From: Oleg Nesterov on
Hello.

This code is really old, and I do not know whom should I ask. And,
despite the fact it is really trivial, I have no idea how to fix it.
And even more, I am not sure it actually needs fixes. I'd better ask
the questions. Please help ;)



First of all, task_struct->personality is "int", but sys_personality()
takes "long". This means that every comparison or assignment inside of
sys_personality() paths is not right.

Probably we need something like this trivial patch

--- x/kernel/exec_domain.c
+++ x/kernel/exec_domain.c
@@ -192,7 +192,9 @@ SYSCALL_DEFINE1(personality, u_long, per
{
u_long old = current->personality;

- if (personality != 0xffffffff) {
+ if (personality > 0xffffffff)
+ return -EINVAL;
+ else if (personality != 0xffffffff) {
set_personality(personality);
if (current->personality != personality)
return -EINVAL;

?

Or, perhaps we shouldn't allow personality >= int32_max = 0x7ffffff ?
Otherwise, on 32bit machine the value returned to the user-space can
look like -ESOMETHING.

Even on x86_64, in user-space it is declared as

int personality(unsigned long persona);

if the kernel returns the "large" old it looks negative to the user-space,
and the test-case thinks that the syscall failed but errno is not set.

This is the actual reason for the question. I am really surprized I
do not know how to close the redhat-internal bugzilla entry, the
problem is very trivial.

------------------------------------------------------------------------------

But there are other oddities I can't understand. Let's forget about
the sizeof(task_struct->personality), let's suppose it is "long" too.
And note that is was long before 97dc32cdb1b53832801159d5f634b41aad9d0a23
which did s/long/int/ to reduce the sizeof task_struct.

__set_personality().
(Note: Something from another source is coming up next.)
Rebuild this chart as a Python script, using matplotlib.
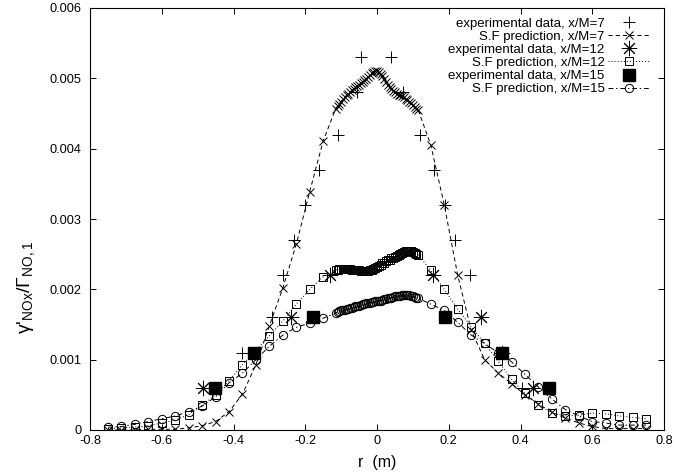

What is the point to check
ep == current_thread_info()->exec_domain ? This buys nothing afaics.
IOW, it could be simplified:

int __set_personality(u_long personality)
{
struct exec_domain *oep = current_thread_info()->exec_domain;

current_thread_info()->exec_domain = lookup_exec_domain(personality);
current->personality = personality;
module_put(oep->module);

return 0;
}

Now let's look at the caller, sys_personality()
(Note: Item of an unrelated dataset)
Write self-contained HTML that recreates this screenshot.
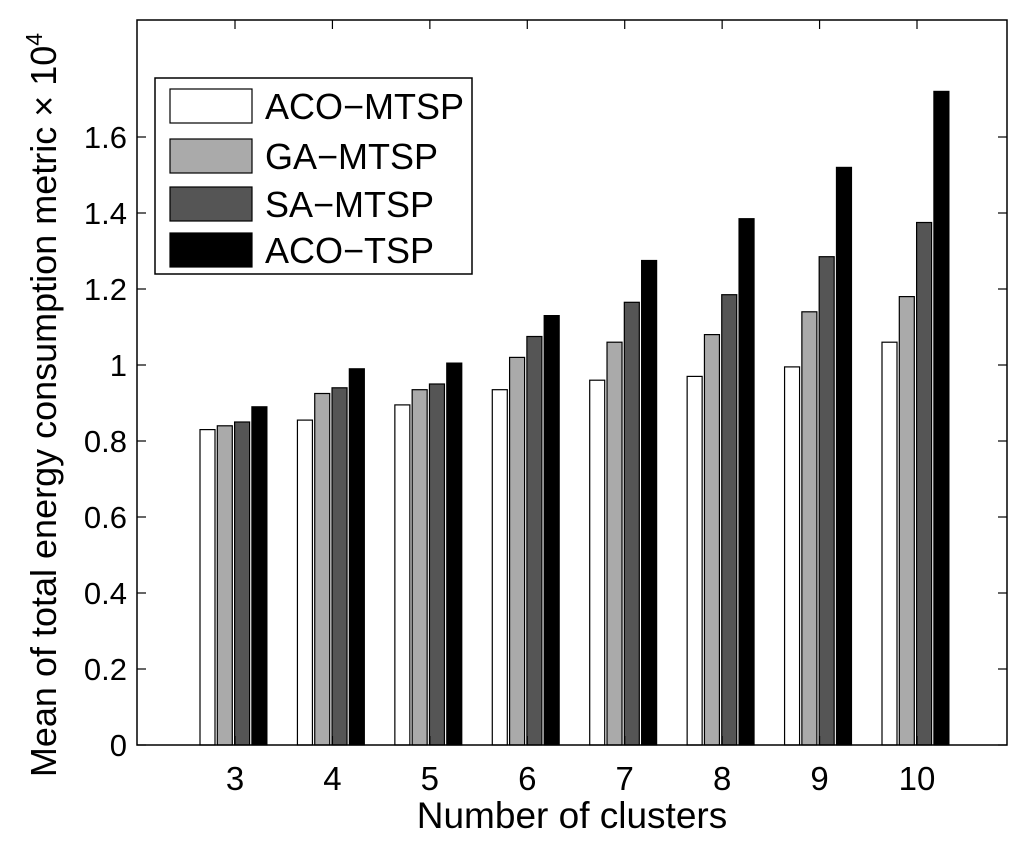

set_personality(personality);
if (current->personality != personality)
return -EINVAL;

but __set_personality() always sets current->personality = personality,
what is the point to check equality?

IOW, when we should return -EINVAL? Perhaps, lookup_exec_domain() should
return NULL instead of default_exec_domain when the search in exec_domains
fails? And probably we shouldn't change task->personality/exec_domain in
this case? It is really strange that sys_personality() can return -EINVAL
but change ->personality.

But this can probably break exec. alpha does set_personality(PER_OSF4)
but I do not see the corresponding register_exec_domain(). On the other
hand, I do not understand why it puts PER_OSF4 into PER_MASK. PER_OSF4
is only used by sys_osf_readv/sys_osf_writev.

Thanks,

Oleg.

--
To unsubscribe from this list: send the line "unsubscribe linux-kernel" in
the body of a message to majordomo(a)vger.kernel.org
More majordomo info at http://vger.kernel.org/majordomo-info.html
Please read the FAQ at http://www.tux.org/lkml/
From: Roland McGrath on
I don't have any special insight either, just poking around as you are.

I suspect that most of the logic and code in the kernel for this just
predates 64-bit stuff, and so was written with long==int and then maybe
tweaked slightly later.

I don't think we're ever going to need or want a 64-bit personality word.
(There are still 10 bits unused in the middle for more flags.)

Though the high bit might be set on 32-bit, there still should not really
be a danger of misinterpreting a value as an error code--as long as we
haven't used up all 10 of those middle bits. The test userland (glibc)
uses is not "long < 0" but "u_long > -4095UL". So as long as at least
one bit in 0xff00 remains clear, it won't match.

For 64-bit you want to avoid sign-extension of the old value just so it
looks valid (even though it won't look like an error code). I think the
most sensible thing is to change the task_struct field to 'unsigned int'.
Then:

u_long old = current->personality;

will do what:

u_long old = (unsigned int) current->personality;

would do now, i.e. zero-extend rather than sign-extend.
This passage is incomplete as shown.